Sitting on the curb next to her were her 4-year-old daughter, Reem, and another toddler. Her husband was nowhere in sight. “He’s here somewhere,” Fatima said, shaking off the threat of violence. When I ask who would carry all those kids if she had to run, she says, “I heard the interior ministry promised not to shoot today, I felt a little safer. Anyway, I believe God will protect us.”
Even after days of violence, the morning’s anxiety had given way to a carnival atmosphere by this afternoon. The movement is changing, hunkering down for the long haul. Everything the regime throws their way seems only to embolden protesters, many of whom stood shoulder to shoulder, creating multiple layers of human barricades at the entrances to the square.

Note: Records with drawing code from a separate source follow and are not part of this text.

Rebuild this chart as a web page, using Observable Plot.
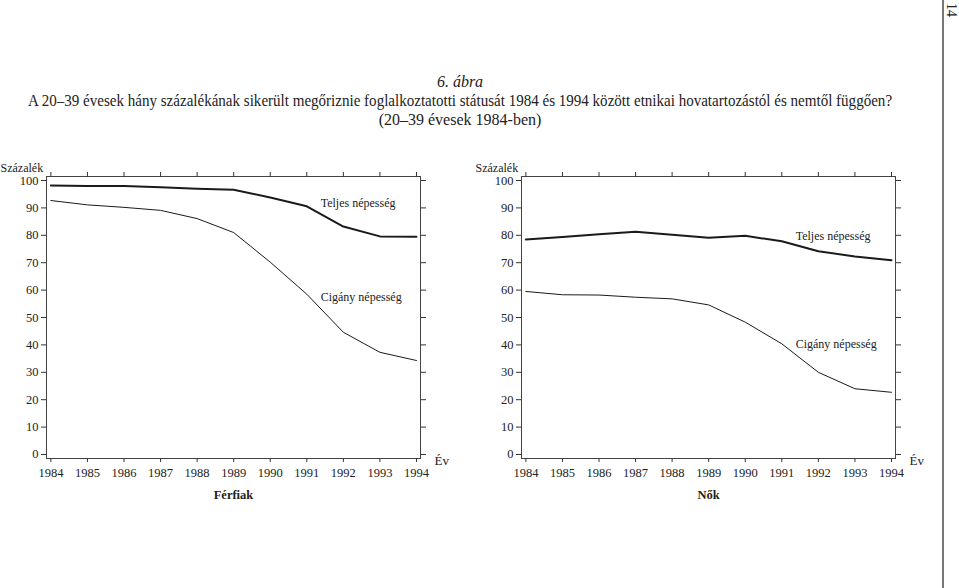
<!DOCTYPE html>
<html>
<head>
<meta charset="utf-8">
<script src="https://cdn.jsdelivr.net/npm/d3@7"></script>
<script src="https://cdn.jsdelivr.net/npm/@observablehq/plot@0.6"></script>
<style>
  html, body { margin: 0; padding: 0; background: white; }
  body { width: 959px; height: 588px; position: relative; overflow: hidden; font-family: "Liberation Serif", "DejaVu Serif", serif; color: #222; }
  #title { position: absolute; left: 0; top: 72px; width: 920px; text-align: center; font-size: 16px; line-height: 19px; }
  #title div { white-space: nowrap; }
  #title .num { font-style: italic; }
  #title .long { transform: scaleX(0.94); transform-origin: 460px 0; }
  #left { position: absolute; left: 0; top: 150px; }
  #right { position: absolute; left: 475px; top: 150px; }
  #rule { position: absolute; left: 942px; top: 0; width: 2px; height: 588px; background: #777; }
  #page { position: absolute; left: 945px; top: 3px; font-size: 14px; line-height: 13px; transform-origin: 0 0; transform: translate(13px, 0) rotate(90deg); }
</style>
</head>
<body>
<div id="title">
  <div class="num">6. ábra</div>
  <div class="long">A 20–39 évesek hány százalékának sikerült megőriznie foglalkoztatotti státusát 1984 és 1994 között etnikai hovatartozástól és nemtől függően?</div>
  <div>(20–39 évesek 1984-ben)</div>
</div>
<div id="left"></div>
<div id="right"></div>
<div id="rule"></div>
<div id="page">14</div>
<script>
const years = [1984, 1985, 1986, 1987, 1988, 1989, 1990, 1991, 1992, 1993, 1994];
const yTicks = [0, 10, 20, 30, 40, 50, 60, 70, 80, 90, 100];

// Férfiak (men)
const menTotal  = [98.2, 98.0, 98.0, 97.5, 97.0, 96.6, 93.8, 90.6, 83.2, 79.6, 79.5];
const menRoma   = [92.7, 91.1, 90.2, 89.1, 86.1, 81.0, 70.2, 58.5, 44.6, 37.3, 34.3];
// Nők (women)
const womenTotal = [78.5, 79.4, 80.4, 81.3, 80.2, 79.1, 79.8, 77.8, 74.2, 72.3, 70.9];
const womenRoma  = [59.5, 58.3, 58.2, 57.4, 56.8, 54.6, 48.3, 40.4, 30.0, 24.0, 22.7];

const seriesNames = ["Teljes népesség", "Cigány népesség"];
const menLabelYear = [1991.38, 1991.38];
const menLabelValue = [91.6, 57.4];
const womenLabelYear = [1991.38, 1991.38];
const womenLabelValue = [79.7, 40.1];

const panelTitles = ["Férfiak", "Nők"];
const yLabel = "Százalék";
const xLabel = "Év";

function panel(total, roma, labelYear, labelValue, title) {
  const data = years.map((y, i) => ({year: y, total: total[i], roma: roma[i]}));
  const labels = seriesNames.map((n, i) => ({name: n, year: labelYear[i], value: labelValue[i]}));
  return Plot.plot({
    width: 470,
    height: 360,
    marginLeft: 46,
    marginRight: 50,
    marginTop: 26,
    marginBottom: 52,
    x: {domain: [1983.88, 1994.11]},
    y: {domain: [-1.46, 101.46]},
    style: {fontFamily: "Liberation Serif", fontSize: "12.5px", color: "#333", background: "white", overflow: "visible"},
    marks: [
      Plot.frame({stroke: "#444", strokeWidth: 1}),
      Plot.axisY(yTicks, {anchor: "left", tickSize: 5, tickPadding: 3, label: null, tickFormat: d3.format("d"), fill: "#222"}),
      Plot.axisY(yTicks, {anchor: "right", tickSize: 5, label: null, tickFormat: () => ""}),
      Plot.axisX(years, {anchor: "bottom", tickSize: 4, tickPadding: 6, label: null, tickFormat: d3.format("d"), fill: "#222"}),
      Plot.axisX(years, {anchor: "top", tickSize: 5, label: null, tickFormat: () => ""}),
      Plot.line(data, {x: "year", y: "total", stroke: "#1a1a1a", strokeWidth: 2}),
      Plot.line(data, {x: "year", y: "roma", stroke: "#1a1a1a", strokeWidth: 1}),
      Plot.text(labels, {x: "year", y: "value", text: "name", textAnchor: "start", fontSize: 12, fill: "#222"}),
      Plot.text([yLabel], {frameAnchor: "top-left", dx: -46, dy: -13, textAnchor: "start", fontSize: 12, fill: "#222"}),
      Plot.text([xLabel], {frameAnchor: "bottom-right", dx: 14, dy: 6, textAnchor: "start", fontSize: 13, fill: "#222"}),
      Plot.text([title], {frameAnchor: "bottom", dy: 40, fontSize: 12.5, fontWeight: "bold", fill: "#222"})
    ]
  });
}

document.getElementById("left").appendChild(panel(menTotal, menRoma, menLabelYear, menLabelValue, panelTitles[0]));
document.getElementById("right").appendChild(panel(womenTotal, womenRoma, womenLabelYear, womenLabelValue, panelTitles[1]));
</script>
</body>
</html>
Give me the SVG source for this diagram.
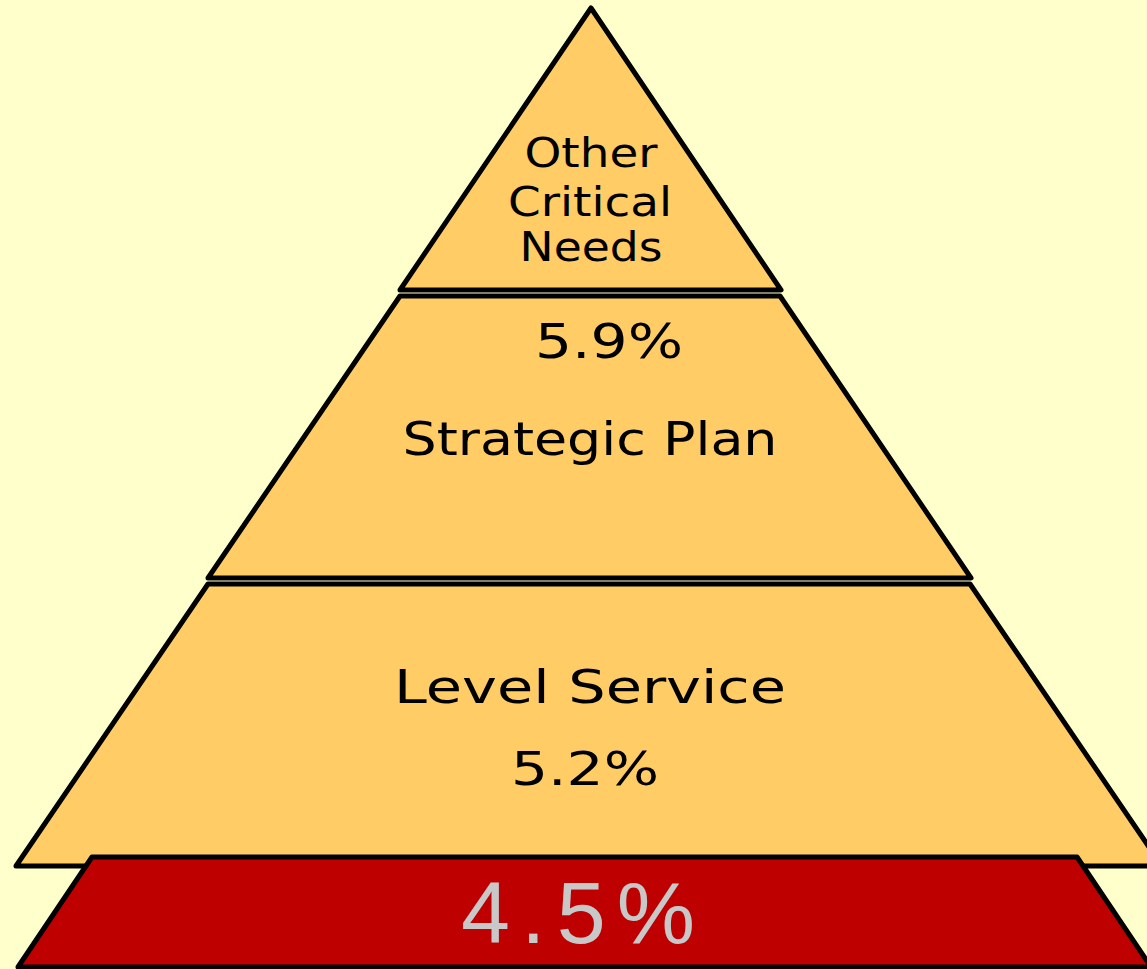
<svg xmlns="http://www.w3.org/2000/svg" width="1147" height="969" viewBox="0 0 1147 969">
<style>
.layer{fill:#FFCC66;stroke:#000;stroke-width:5;stroke-linejoin:round}
.base{fill:#BF0000;stroke:#000;stroke-width:5;stroke-linejoin:round}
.t{font-family:"DejaVu Sans","Liberation Sans",sans-serif;fill:#000;text-anchor:middle}
.big{font-family:"Liberation Sans",sans-serif;fill:#C8C8C8;text-anchor:middle}
</style>
<rect width="1147" height="969" fill="#FFFFCC"/>
<g id="level-service">
<polygon class="layer" points="208,584 970,584 1162,866 16,866"/>
<text class="t" x="590" y="703" font-size="47" textLength="392" lengthAdjust="spacingAndGlyphs">Level Service</text>
<text class="t" x="585" y="785" font-size="47" textLength="148" lengthAdjust="spacingAndGlyphs">5.2%</text>
</g>
<g id="base">
<polygon class="base" points="92,857 1077,857 1151,967 18,967"/>
<text class="big" x="578" y="943" font-size="88" textLength="234" lengthAdjust="spacing">4.5%</text>
</g>
<g id="strategic-plan">
<polygon class="layer" points="400,296 780,296 971,578 208,578"/>
<text class="t" x="609" y="358" font-size="48" textLength="148" lengthAdjust="spacingAndGlyphs">5.9%</text>
<text class="t" x="590" y="455" font-size="47" textLength="375" lengthAdjust="spacingAndGlyphs">Strategic Plan</text>
</g>
<g id="other-critical-needs">
<polygon class="layer" points="591,8 781,290 400,290"/>
<text class="t" x="591" y="167" font-size="41" textLength="133" lengthAdjust="spacingAndGlyphs">Other</text>
<text class="t" x="590" y="216" font-size="41" textLength="164" lengthAdjust="spacingAndGlyphs">Critical</text>
<text class="t" x="591" y="261" font-size="41" textLength="143" lengthAdjust="spacingAndGlyphs">Needs</text>
</g>
<g id="connectors"/>
</svg>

Today, there were fewer hand-drawn signs than in the days before, as people counted on the sheer number of bodies to send their message. “We’re not leaving until he does,” is the most common refrain. Walking around the square this afternoon, the biggest security threat seemed to be getting trampled by chanting protesters—whether or not that holds through the night is another story.
Many ask me about America, puzzling over the Obama administration’s comments about the protests. There’s a lot of frustration, but most say they want the United States to butt out.
“This revolution is an Egyptian revolution against Mubarak and his policies—we don’t want another client regime. We are capable of doing things without America. I don’t need America to teach me about democracy or human rights,” Amira Howeidy, a journalist, told me. A fluent English speaker, Amira got worked up, and then apologized. “I’m not trying to be combative,” she said as I tried to redirect the conversation.
Others just can’t figure it out. “Does Obama really want democracy in Egypt?” one woman wearing a niqab asked me. Her friends joined in the conversation as they debated their options if Mubarak were to fly to London tomorrow.
This is a leaderless movement, so it is unclear exactly what conditions would have to be met for people to clear the square. Some don’t want the new vice president, Omar Suleiman, to head a transitional government; others were OK with him being in charge for 60 days until parliamentary elections could be held.
Who they would vote for doesn’t appear to be the issue right now. “We don’t care. We will think about that after [Mubarak] quits. We believe in the freedom to choose. Not only Mubarak can lead Egypt—there are a lot of good people here,” Dina Zakaria, a feisty young woman in a purple headscarf told me. She is one of the protesters who would be fine with Suleiman heading a transitional government. She says, “He isn’t a dictator—yet.”